The magic happens when these tools connect. A new booking triggers a confirmation email, which triggers a reminder sequence, which triggers a post-visit review request, which triggers a follow-up offer. One customer journey, completely automated.

Common Mistakes to Avoid

Over-automating personal interactions. Automation should handle the routine so you can be more personal where it counts. Don't automate away the human moments that make local businesses special — automate the busywork that gets in the way of those moments.

Setting it and forgetting it. Review your automations monthly. Customer needs change, your business evolves, and what worked last quarter might need adjustment. Spend 30 minutes each month reviewing what's running and how it's performing.

Trying to build it yourself. Yes, you can connect 15 tools with Zapier and custom configurations. But your time is worth more than that. The cost of professional setup is almost always less than the value of the hours you'd spend figuring it out.
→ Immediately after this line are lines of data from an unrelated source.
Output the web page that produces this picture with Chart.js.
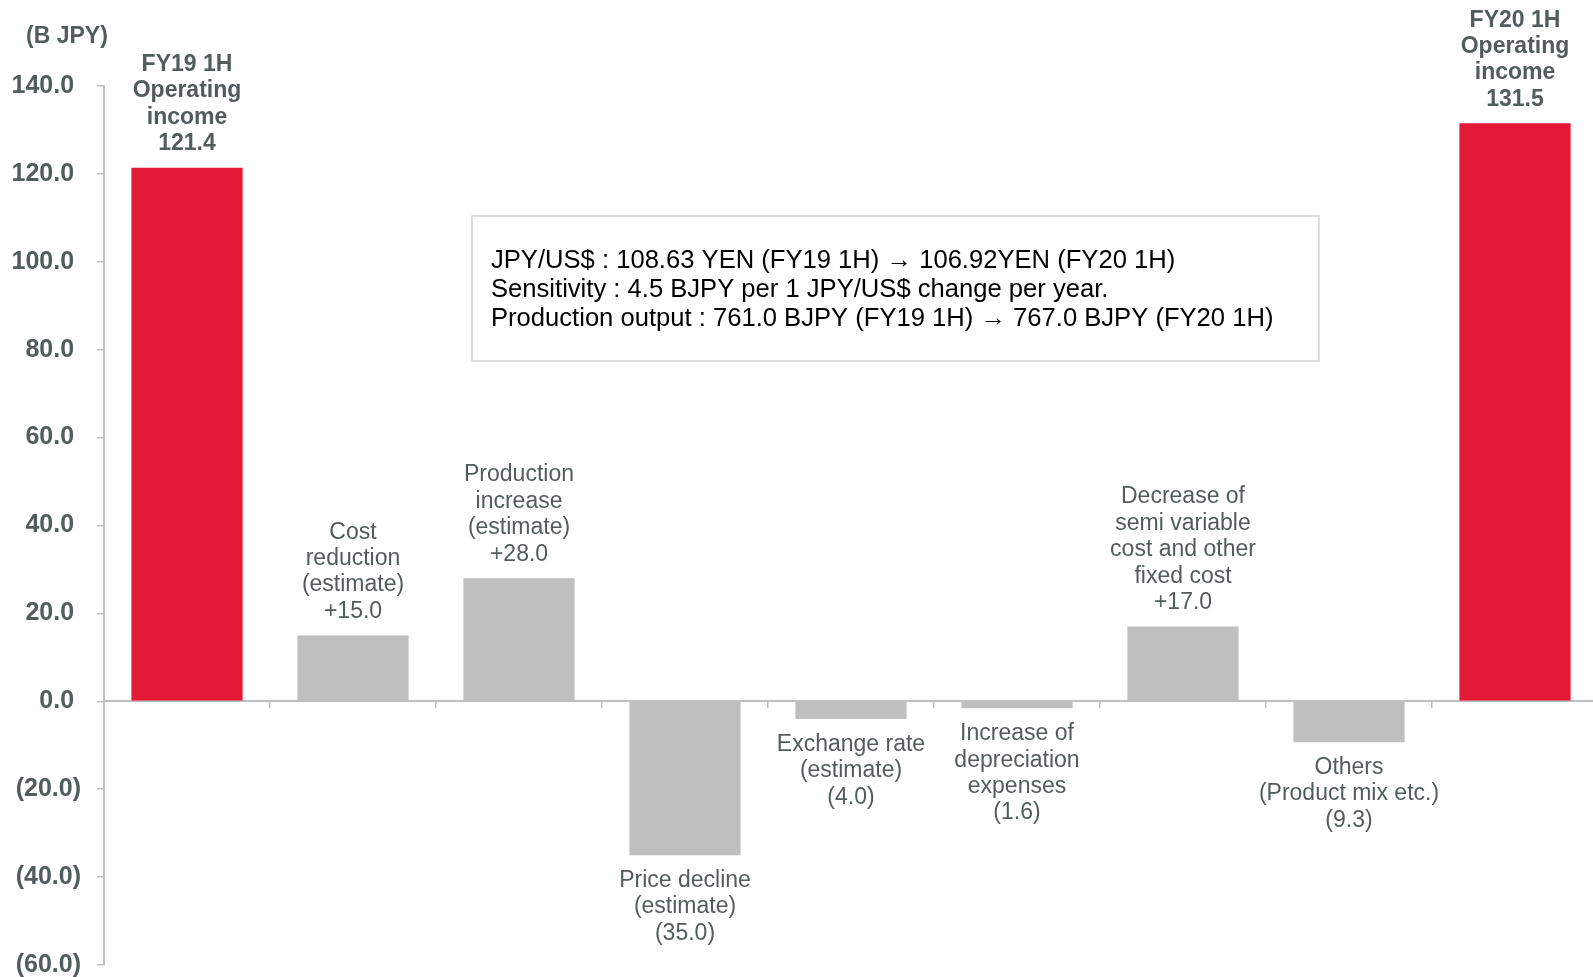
<!DOCTYPE html>
<html lang="en">
<head>
  <meta charset="UTF-8">
  <title>Operating income FY19 1H - FY20 1H</title>
  <script src="https://cdn.jsdelivr.net/npm/chart.js"></script>
  <style>
    html, body { margin: 0; padding: 0; background: #fff; overflow: hidden; }
    #wrap { width: 1598px; height: 977px; }
  </style>
</head>
<body>
  <div id="wrap"><canvas id="chart" width="1598" height="977"></canvas></div>

  <script>
    // category labels (one array of lines per bar)
    const categories = [
      ['FY19 1H', 'Operating', 'income'],
      ['Cost', 'reduction', '(estimate)'],
      ['Production', 'increase', '(estimate)'],
      ['Price decline', '(estimate)'],
      ['Exchange rate', '(estimate)'],
      ['Increase of', 'depreciation', 'expenses'],
      ['Decrease of', 'semi variable', 'cost and other', 'fixed cost'],
      ['Others', '(Product mix etc.)'],
      ['FY20 1H', 'Operating', 'income']
    ];
    const values = [121.4, 15.0, 28.0, -35.0, -4.0, -1.6, 17.0, -9.3, 131.5];
    const isTotal = [true, false, false, false, false, false, false, false, true];

    const yTicks = [-60, -40, -20, 0, 20, 40, 60, 80, 100, 120, 140];
    const unitLabel = '(B JPY)';
    const noteLines = [
      'JPY/US$ : 108.63 YEN (FY19 1H) \u2192 106.92YEN (FY20 1H)',
      'Sensitivity : 4.5 BJPY per 1 JPY/US$ change per year.',
      'Production output : 761.0 BJPY (FY19 1H) \u2192 767.0 BJPY (FY20 1H)'
    ];

    const RED = '#e31937';
    const GREY = '#bfbfbf';
    const TEXT = '#535c5d';
    const FONT = '"Liberation Sans", Arial, sans-serif';

    function fmtValue(v, total) {
      if (total) return v.toFixed(1);
      return v >= 0 ? '+' + v.toFixed(1) : '(' + Math.abs(v).toFixed(1) + ')';
    }

    const labelPlugin = {
      id: 'barLabels',
      afterDatasetsDraw(chart) {
        const ctx = chart.ctx;
        const meta = chart.getDatasetMeta(0);
        const lh = 26.4;
        ctx.save();
        ctx.textAlign = 'center';
        ctx.textBaseline = 'middle';
        ctx.fillStyle = TEXT;
        meta.data.forEach((bar, i) => {
          const lines = categories[i].concat([fmtValue(values[i], isTotal[i])]);
          ctx.font = (isTotal[i] ? 'bold ' : '') + '23px ' + FONT;
          if (values[i] >= 0) {
            const last = bar.y - 24;
            lines.forEach((t, k) => {
              ctx.fillText(t, bar.x, last - (lines.length - 1 - k) * lh);
            });
          } else {
            const first = bar.y + 25.5;
            lines.forEach((t, k) => {
              ctx.fillText(t, bar.x, first + k * lh);
            });
          }
        });

        // unit label
        ctx.font = 'bold 23px ' + FONT;
        ctx.textAlign = 'left';
        ctx.fillText(unitLabel, 26, 37);

        // note box
        ctx.strokeStyle = '#d4d4d4';
        ctx.lineWidth = 1.5;
        ctx.strokeRect(472, 216, 847, 145);
        ctx.fillStyle = '#000';
        ctx.font = '25.6px ' + FONT;
        ctx.textBaseline = 'alphabetic';
        noteLines.forEach((t, k) => ctx.fillText(t, 491, 268 + k * 29));
        ctx.restore();
      }
    };

    new Chart(document.getElementById('chart'), {
      type: 'bar',
      data: {
        labels: categories,
        datasets: [{
          data: values,
          backgroundColor: values.map((v, i) => isTotal[i] ? RED : GREY),
          barPercentage: 0.67,
          categoryPercentage: 1.0
        }]
      },
      options: {
        responsive: false,
        animation: false,
        layout: { padding: { top: 86, bottom: 12, left: 0, right: 0 } },
        plugins: {
          legend: { display: false },
          tooltip: { enabled: false }
        },
        scales: {
          x: {
            position: { y: 0 },
            ticks: { display: false },
            grid: {
              offset: true,
              drawOnChartArea: false,
              drawTicks: true,
              tickLength: 6,
              color: GREY,
              lineWidth: 1.5
            },
            border: { color: GREY, width: 2 }
          },
          y: {
            min: -60,
            max: 140,
            afterBuildTicks: s => { s.ticks = yTicks.map(v => ({ value: v })); },
            afterFit: s => { s.width = 104; s.paddingTop = 0; s.paddingBottom = 0; },
            ticks: {
              padding: 16,
              color: TEXT,
              font: { family: FONT, size: 25, weight: 'bold' },
              callback: v => v >= 0 ? v.toFixed(1) + ' ' : '(' + Math.abs(v).toFixed(1) + ')'
            },
            grid: {
              drawOnChartArea: false,
              drawTicks: true,
              tickLength: 7,
              color: GREY,
              lineWidth: 1.5
            },
            border: { color: GREY, width: 2 }
          }
        }
      },
      plugins: [labelPlugin]
    });
  </script>
</body>
</html>
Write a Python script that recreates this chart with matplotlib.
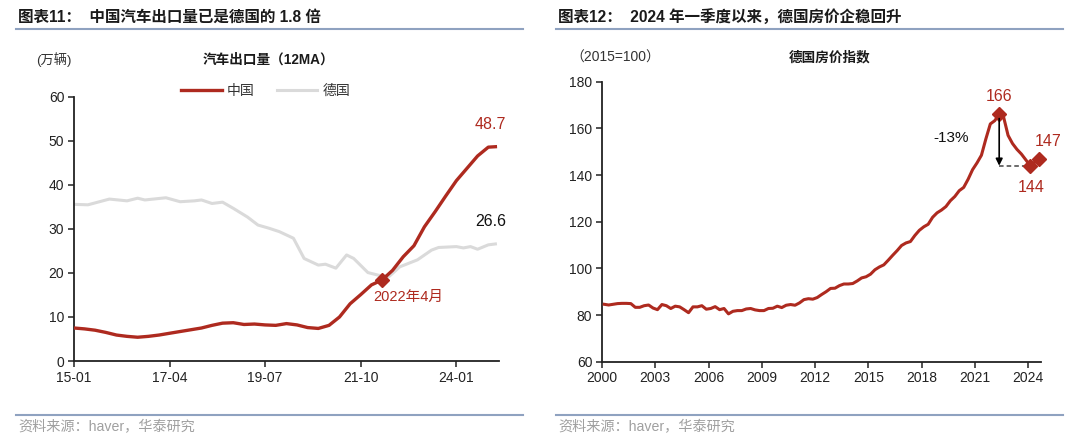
import matplotlib.pyplot as plt
import matplotlib.dates as mdates
import pandas as pd

plt.rcParams['font.family'] = ['Liberation Sans', 'Noto Sans CJK SC']

RED = '#AE2A1F'
GRAY_LINE = '#DADADA'
RULE = '#8FA2C0'
SRC = '#A0A0A0'

# ── Left chart data: car exports, 12MA (10k units) ──────────────────────────
china_dates = list(pd.date_range('2015-01-01', '2024-10-01', freq='3MS')) + [pd.Timestamp('2024-12-01')]
china_vals = [7.5, 7.3, 7.0, 6.5, 5.9, 5.6, 5.4, 5.6, 5.9, 6.3,
              6.7, 7.1, 7.5, 8.1, 8.6, 8.7, 8.3, 8.4, 8.2, 8.1,
              8.5, 8.2, 7.6, 7.4, 8.1, 10.0, 13.0, 15.1, 17.3, 18.4,
              20.6, 23.7, 26.2, 30.5, 33.9, 37.5, 41.0, 43.8, 46.6, 48.6,
              48.7]

germany_dates = pd.to_datetime([
    '2015-01', '2015-05', '2015-11', '2016-04', '2016-07', '2016-09', '2017-03',
    '2017-07', '2017-11', '2018-01', '2018-04', '2018-07', '2018-10', '2019-02',
    '2019-05', '2019-08', '2019-11', '2020-03', '2020-06', '2020-10', '2020-12',
    '2021-03', '2021-06', '2021-08', '2021-12', '2022-03', '2022-06', '2022-09',
    '2023-02', '2023-06', '2023-08', '2024-01', '2024-03', '2024-05', '2024-07',
    '2024-10', '2024-12'])
germany_vals = [35.6, 35.5, 36.8, 36.4, 37.0, 36.6, 37.1,
                36.2, 36.4, 36.6, 35.8, 36.1, 34.7, 32.7,
                30.9, 30.2, 29.4, 27.9, 23.3, 21.8, 22.0,
                21.1, 24.1, 23.3, 20.1, 19.5, 19.2, 21.4,
                23.0, 25.2, 25.8, 26.0, 25.7, 26.0, 25.4,
                26.4, 26.6]

left_ticks = ['2015-01', '2017-04', '2019-07', '2021-10', '2024-01']
left_ticklabels = ['15-01', '17-04', '19-07', '21-10', '24-01']
mark_date = pd.Timestamp('2022-04-01')

# ── Right chart data: German house price index, quarterly, 2015=100 ─────────
hpi_start_year = 2000
hpi_vals = [84.6, 84.3, 84.6, 84.9,   # 2000
            85.0, 85.0, 84.9, 83.3,   # 2001
            83.3, 84.0, 84.3, 83.0,   # 2002
            82.3, 84.5, 84.0, 82.8,   # 2003
            83.8, 83.5, 82.3, 81.0,   # 2004
            83.5, 83.5, 84.0, 82.5,   # 2005
            82.8, 83.6, 82.3, 82.8,   # 2006
            80.5, 81.6, 81.9, 81.9,   # 2007
            82.6, 82.8, 82.2, 81.9,   # 2008
            81.9, 82.8, 82.9, 83.8,   # 2009
            83.2, 84.2, 84.5, 84.2,   # 2010
            85.2, 86.6, 87.0, 86.8,   # 2011
            87.5, 88.8, 90.0, 91.4,   # 2012
            91.5, 92.6, 93.3, 93.3,   # 2013
            93.5, 94.6, 95.9, 96.4,   # 2014
            97.5, 99.4, 100.6, 101.5,  # 2015
            103.5, 105.6, 107.6, 109.8,  # 2016
            110.9, 111.5, 114.1, 116.3,  # 2017
            117.8, 118.9, 121.9, 123.8,  # 2018
            125.0, 126.5, 129.0, 130.8,  # 2019
            133.3, 134.7, 138.2, 142.3,  # 2020
            145.2, 148.5, 155.5, 161.9,  # 2021
            163.3, 166.0, 164.8, 157.0,  # 2022
            153.5, 151.0, 149.0, 146.5,  # 2023
            144.0, 145.5, 147.0]         # 2024
hpi_years = [2000, 2003, 2006, 2009, 2012, 2015, 2018, 2021, 2024]


def style_axes(ax):
    for s in ['top', 'right']:
        ax.spines[s].set_visible(False)
    for s in ['left', 'bottom']:
        ax.spines[s].set_linewidth(1.3)
        ax.spines[s].set_color('#222222')
    ax.tick_params(axis='both', direction='out', length=4, width=1.1,
                   labelsize=10, colors='#222222', pad=3)


fig = plt.figure(figsize=(10.8, 4.4), dpi=100)

# headers, rules, sources
for x0, x1, head in [(16, 523, '图表11：  中国汽车出口量已是德国的 1.8 倍'),
                     (556, 1063, '图表12：  2024 年一季度以来，德国房价企稳回升')]:
    fig.text((x0 + 2) / 1080, 1 - 17 / 440, head, fontsize=11.2, fontweight='bold',
             color='#1a1a1a', va='center', ha='left')
    fig.add_artist(plt.Line2D([x0 / 1080, x1 / 1080], [1 - 29 / 440] * 2,
                              color=RULE, lw=1.5))
    fig.add_artist(plt.Line2D([x0 / 1080, x1 / 1080], [1 - 415 / 440] * 2,
                              color=RULE, lw=1.5))
    fig.text((x0 + 2) / 1080, 1 - 427 / 440, '资料来源：haver，华泰研究', fontsize=10.2,
             color=SRC, va='center', ha='left')

# ── Left chart ──────────────────────────────────────────────────────────────
ax1 = fig.add_axes([74 / 1080, 1 - 361 / 440, 425 / 1080, 264 / 440])
ax1.plot(germany_dates, germany_vals, color=GRAY_LINE, lw=2.2, label='德国', zorder=2)
ax1.plot(china_dates, china_vals, color=RED, lw=2.4, label='中国', zorder=3)
mark_val = china_vals[china_dates.index(mark_date)]
ax1.plot([mark_date], [mark_val], marker='D', ms=7, color=RED, zorder=4)
ax1.set_ylim(0, 60)
ax1.set_yticks(range(0, 61, 10))
ax1.set_xlim(pd.Timestamp('2015-01-01'), pd.Timestamp('2025-01-01'))
ax1.set_xticks(pd.to_datetime(left_ticks))
ax1.set_xticklabels(left_ticklabels)
style_axes(ax1)

ax1.annotate(f'{china_vals[-1]:.1f}', (china_dates[-1], china_vals[-1]),
             xytext=(-5, 22), textcoords='offset pixels', ha='center', va='center',
             color=RED, fontsize=11.5)
ax1.annotate(f'{germany_vals[-1]:.1f}', (germany_dates[-1], germany_vals[-1]),
             xytext=(-5, 22), textcoords='offset pixels', ha='center', va='center',
             color='#111111', fontsize=11.5)
ax1.annotate('2022年4月', (mark_date, mark_val), xytext=(26, -17),
             textcoords='offset pixels', ha='center', va='center', color=RED, fontsize=10.5)

fig.text(54 / 1080, 1 - 60 / 440, '(万辆)', fontsize=9.5, ha='center', va='center', color='#333333')
fig.text(268 / 1080, 1 - 60 / 440, '汽车出口量（12MA）', fontsize=9.8, fontweight='bold',
         ha='center', va='center', color='#1a1a1a')
h, l = ax1.get_legend_handles_labels()
fig.legend(h[::-1], l[::-1], loc='center', bbox_to_anchor=(266 / 1080, 1 - 91 / 440),
           ncol=2, frameon=False, fontsize=10, handlelength=2.9, columnspacing=1.6,
           handletextpad=0.4, labelcolor='#333333')

# ── Right chart ─────────────────────────────────────────────────────────────
hpi_x = [hpi_start_year + i / 4 + 0.125 for i in range(len(hpi_vals))]
ax2 = fig.add_axes([602 / 1080, 1 - 361.7 / 440, 439 / 1080, 280 / 440])
ax2.plot(hpi_x, hpi_vals, color=RED, lw=2.2, zorder=3, clip_on=False)
ax2.set_ylim(60, 180)
ax2.set_yticks(range(60, 181, 20))
ax2.set_xlim(2000, 2024.73)
ax2.set_xticks(hpi_years)
style_axes(ax2)

i_peak = hpi_vals.index(max(hpi_vals))
i_low = hpi_vals.index(min(hpi_vals[i_peak:]))
i_last = len(hpi_vals) - 1
for i in [i_peak, i_low, i_last]:
    ax2.plot([hpi_x[i]], [hpi_vals[i]], marker='D', ms=7, color=RED, zorder=4, clip_on=False)

ax2.annotate('', xy=(hpi_x[i_peak], hpi_vals[i_low]), xytext=(hpi_x[i_peak], hpi_vals[i_peak]),
             arrowprops=dict(arrowstyle='-|>', color='black', lw=1.2, shrinkA=3, shrinkB=0,
                             mutation_scale=10), zorder=5)
ax2.plot([hpi_x[i_peak], hpi_x[i_low]], [hpi_vals[i_low]] * 2, color='#444444', lw=1.1,
         ls=(0, (3, 2)), zorder=2)
drop = (hpi_vals[i_low] / hpi_vals[i_peak] - 1) * 100
ax2.text(hpi_x[i_peak] - 2.7, 156, f'{drop:.0f}%', ha='center', va='center',
         fontsize=11, color='#111111')
ax2.annotate(f'{hpi_vals[i_peak]:.0f}', (hpi_x[i_peak], hpi_vals[i_peak]), xytext=(0, 18),
             textcoords='offset pixels', ha='center', va='center', color=RED, fontsize=11.5)
ax2.annotate(f'{hpi_vals[i_low]:.0f}', (hpi_x[i_low], hpi_vals[i_low]), xytext=(1, -22),
             textcoords='offset pixels', ha='center', va='center', color=RED, fontsize=11.5)
ax2.annotate(f'{hpi_vals[i_last]:.0f}', (hpi_x[i_last], hpi_vals[i_last]), xytext=(9, 17),
             textcoords='offset pixels', ha='center', va='center', color=RED, fontsize=11.5)

fig.text(615 / 1080, 1 - 58 / 440, '（2015=100）', fontsize=10, ha='center', va='center', color='#333333')
fig.text(830 / 1080, 1 - 57 / 440, '德国房价指数', fontsize=9.8, fontweight='bold',
         ha='center', va='center', color='#1a1a1a')

fig.savefig('out.png', dpi=100)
Starting too big. Automate one thing. See results. Then add the next. Trying to automate everything at once leads to overwhelm and abandoned projects.

What Success Looks Like

Within 90 days of implementing basic automation, most local businesses experience:

  • 10–15 hours per week freed from repetitive tasks
  • 20–40% reduction in no-shows
  • 2–3x increase in online reviews
  • Faster lead response times (minutes instead of hours)
  • Consistent social media presence without daily effort
  • Better sleep (seriously — knowing your business runs while you rest is priceless)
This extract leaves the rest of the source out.